Benefits of the space elevator — according to A History of Science in Society, by Andrew Ede and Lesley B. Cormack — would include the drastically reduced costs of taking people and cargo away from and back to the Earth, a safer and gentler and more energy efficient ride between Earth and space, and the additional possibility of using the elevator’s ribbon to hurl spacecraft at almost 16,000 miles-per-hour toward other planets, most of which could have their own space elevators as well.
Space elevators could also be used to build enormous, miles-wide fields of solar panels out in space, panels that could generate enough clean electricity to replace the Earth’s environmentally damaging dams and power plants. Research and tourism made possible by the space elevator would almost inevitably lead to the construction of at least one city-sized space station, and possibly facilitate settlements on the moon and Mars.
“None of us can imagine how the space elevator will change the world,” Los Alamos scientist Ron Morgan said in a 2003 online article. “I’d love to be here fifteen years after the first one is built to see how the world changes. I think it will change everything.”

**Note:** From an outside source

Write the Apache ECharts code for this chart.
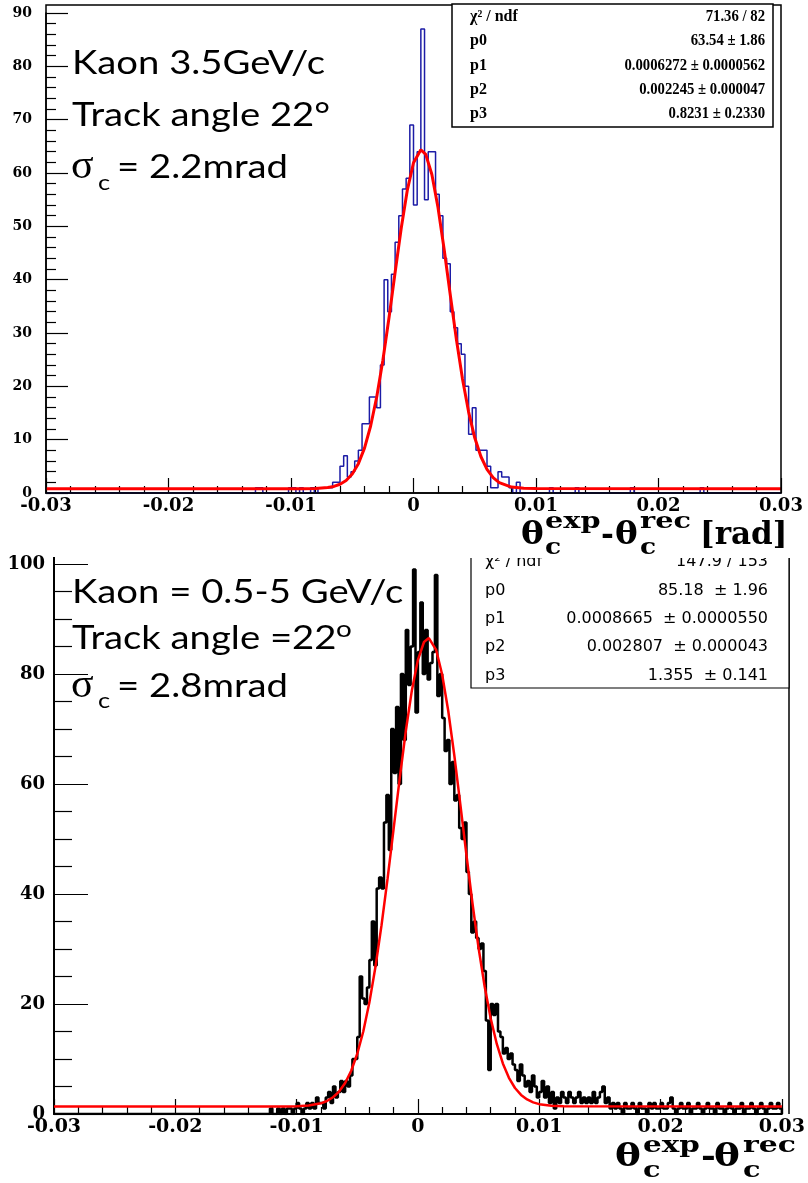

These changes might not be that far off, either. LiftPort, a private American company, has set a goal of building the first working space elevator by 2018. NASA is offering cash prizes totaling one million dollars as incentives for students and scientists to perfect the elevator’s ribbon and climbers, and Congress has voted to increase NASA’s funding. Scientists at Los Alamos National Laboratories have been officially working to perfect the carbon nanotube technologies that would most likely be used to build the elevator’s ribbon and unofficially working to bring about the elevator in general. Writers, scientists, and promoters have come together once a year to hold international conferences on the subject — in 2003 they met in Santa Fe. And teams of students and scientists have been gathering annually to compete for NASA’s prize money at the annual Space Elevator Games, the most recent of which took place in October of this year in the desert near Las Cruces, with teams competing to design the best ribbon as well as the best devices to climb it.
As evidenced by the above events and developments, New Mexico has played an undeniably large role in working toward making the space elevator a reality.
“I would say this could be attributed directly to Brad Edwards,” Morgan said. “Many consider him the father of the space elevator. He developed the concept and wrote a book about it — The Space Elevator — and during the time he did this work he was working at Los Alamos as a physicist.”
Edwards is the man behind the current concept of the space elevator, but the general idea goes back as far as 1895, when Konstantin Tsiolovsky, a Russian rocket scientist, wrote about the idea in “Daydreams of Heaven and Earth,” after staring at the Eiffel Tower while imagining a cable leading from its highpoint into outer space. Since then, other scientists have examined the idea in other articles, and science fiction writers have worked the idea into their novels, but until 1991, there was no material on Earth strong enough or light enough that could be used to build it — not until Sumio Iijima, a Japanese scientist, officially discovered carbon nanotubes.
The nanotubes and the way they need to be joined together still need to be significantly improved before they can be used practically, but the work is going ahead — and New Mexico is going with it — going up.
Just as the once-impossible dream of building a transcontinental railroad transformed America’s past and present, bringing the masses into the almost inaccessible Western frontier, so may the now unbelievable idea of a space elevator bring the world into the universe, and transform the future of all of us.